━━ Material

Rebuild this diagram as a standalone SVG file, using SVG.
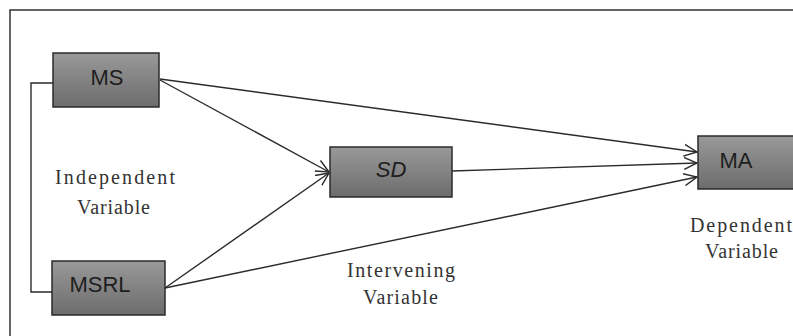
<svg xmlns="http://www.w3.org/2000/svg" width="793" height="336" viewBox="0 0 793 336">
  <style>
    .box { fill: url(#boxGrad); stroke: #2b2b2b; stroke-width: 1.5; }
    .lbl { font-family: "Liberation Sans", Arial, sans-serif; font-size: 22px; fill: #1e1e1e; }
    .cap { font-family: "Liberation Serif", "Times New Roman", serif; font-size: 20px; fill: #333; }
    .conn { fill: none; stroke: #2b2b2b; stroke-width: 1.4; }
  </style>
  <defs>
    <linearGradient id="boxGrad" x1="0" y1="0" x2="0" y2="1">
      <stop offset="0" stop-color="#999"/>
      <stop offset="1" stop-color="#6c6c6c"/>
    </linearGradient>
    <marker id="arr" viewBox="0 0 14 14" refX="13" refY="7" markerWidth="14" markerHeight="14" markerUnits="userSpaceOnUse" orient="auto">
      <path d="M0,1 L13,7 L0,13" fill="none" stroke="#2b2b2b" stroke-width="1.4"/>
    </marker>
  </defs>
  <rect width="793" height="336" fill="#fff"/>
  <path d="M10,336 V10 H793" fill="none" stroke="#333" stroke-width="1.5"/>

  <g id="connectors">
    <path class="conn" d="M53,83 H31 V292 H52"/>
    <line class="conn" x1="160" y1="79" x2="697" y2="152" marker-end="url(#arr)"/>
    <line class="conn" x1="160" y1="80" x2="329" y2="172" marker-end="url(#arr)"/>
    <line class="conn" x1="452" y1="171" x2="697" y2="163" marker-end="url(#arr)"/>
    <line class="conn" x1="165" y1="288" x2="329" y2="173" marker-end="url(#arr)"/>
    <line class="conn" x1="165" y1="288" x2="697" y2="177" marker-end="url(#arr)"/>
  </g>

  <g id="MS">
    <rect class="box" x="53" y="53" width="106" height="54"/>
    <text class="lbl" x="107" y="85" text-anchor="middle">MS</text>
  </g>
  <g id="MSRL">
    <rect class="box" x="52" y="261" width="113" height="54"/>
    <text class="lbl" x="100" y="292" text-anchor="middle">MSRL</text>
  </g>
  <g id="SD">
    <rect class="box" x="330" y="147" width="122" height="50"/>
    <text class="lbl" x="391" y="177" text-anchor="middle" font-style="italic">SD</text>
  </g>
  <g id="MA">
    <rect class="box" x="698" y="136" width="100" height="53"/>
    <text class="lbl" x="736" y="168" text-anchor="middle">MA</text>
  </g>

  <g id="captions">
    <text class="cap" x="55" y="184" textLength="120" lengthAdjust="spacing">Independent</text>
    <text class="cap" x="77" y="214" textLength="73" lengthAdjust="spacing">Variable</text>
    <text class="cap" x="347" y="277" textLength="108" lengthAdjust="spacing">Intervening</text>
    <text class="cap" x="363" y="304" textLength="75" lengthAdjust="spacing">Variable</text>
    <text class="cap" x="690" y="232" textLength="102" lengthAdjust="spacing">Dependent</text>
    <text class="cap" x="705" y="258" textLength="73" lengthAdjust="spacing">Variable</text>
  </g>
</svg>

━━━━

Stated exercise: Copy each line above precisely, dropping the pictures.

Response to the exercise:
Rebuild this diagram as a standalone SVG file, using SVG.
<svg xmlns="http://www.w3.org/2000/svg" width="793" height="336" viewBox="0 0 793 336">
  <style>
    .box { fill: url(#boxGrad); stroke: #2b2b2b; stroke-width: 1.5; }
    .lbl { font-family: "Liberation Sans", Arial, sans-serif; font-size: 22px; fill: #1e1e1e; }
    .cap { font-family: "Liberation Serif", "Times New Roman", serif; font-size: 20px; fill: #333; }
    .conn { fill: none; stroke: #2b2b2b; stroke-width: 1.4; }
  </style>
  <defs>
    <linearGradient id="boxGrad" x1="0" y1="0" x2="0" y2="1">
      <stop offset="0" stop-color="#999"/>
      <stop offset="1" stop-color="#6c6c6c"/>
    </linearGradient>
    <marker id="arr" viewBox="0 0 14 14" refX="13" refY="7" markerWidth="14" markerHeight="14" markerUnits="userSpaceOnUse" orient="auto">
      <path d="M0,1 L13,7 L0,13" fill="none" stroke="#2b2b2b" stroke-width="1.4"/>
    </marker>
  </defs>
  <rect width="793" height="336" fill="#fff"/>
  <path d="M10,336 V10 H793" fill="none" stroke="#333" stroke-width="1.5"/>

  <g id="connectors">
    <path class="conn" d="M53,83 H31 V292 H52"/>
    <line class="conn" x1="160" y1="79" x2="697" y2="152" marker-end="url(#arr)"/>
    <line class="conn" x1="160" y1="80" x2="329" y2="172" marker-end="url(#arr)"/>
    <line class="conn" x1="452" y1="171" x2="697" y2="163" marker-end="url(#arr)"/>
    <line class="conn" x1="165" y1="288" x2="329" y2="173" marker-end="url(#arr)"/>
    <line class="conn" x1="165" y1="288" x2="697" y2="177" marker-end="url(#arr)"/>
  </g>

  <g id="MS">
    <rect class="box" x="53" y="53" width="106" height="54"/>
    <text class="lbl" x="107" y="85" text-anchor="middle">MS</text>
  </g>
  <g id="MSRL">
    <rect class="box" x="52" y="261" width="113" height="54"/>
    <text class="lbl" x="100" y="292" text-anchor="middle">MSRL</text>
  </g>
  <g id="SD">
    <rect class="box" x="330" y="147" width="122" height="50"/>
    <text class="lbl" x="391" y="177" text-anchor="middle" font-style="italic">SD</text>
  </g>
  <g id="MA">
    <rect class="box" x="698" y="136" width="100" height="53"/>
    <text class="lbl" x="736" y="168" text-anchor="middle">MA</text>
  </g>

  <g id="captions">
    <text class="cap" x="55" y="184" textLength="120" lengthAdjust="spacing">Independent</text>
    <text class="cap" x="77" y="214" textLength="73" lengthAdjust="spacing">Variable</text>
    <text class="cap" x="347" y="277" textLength="108" lengthAdjust="spacing">Intervening</text>
    <text class="cap" x="363" y="304" textLength="75" lengthAdjust="spacing">Variable</text>
    <text class="cap" x="690" y="232" textLength="102" lengthAdjust="spacing">Dependent</text>
    <text class="cap" x="705" y="258" textLength="73" lengthAdjust="spacing">Variable</text>
  </g>
</svg>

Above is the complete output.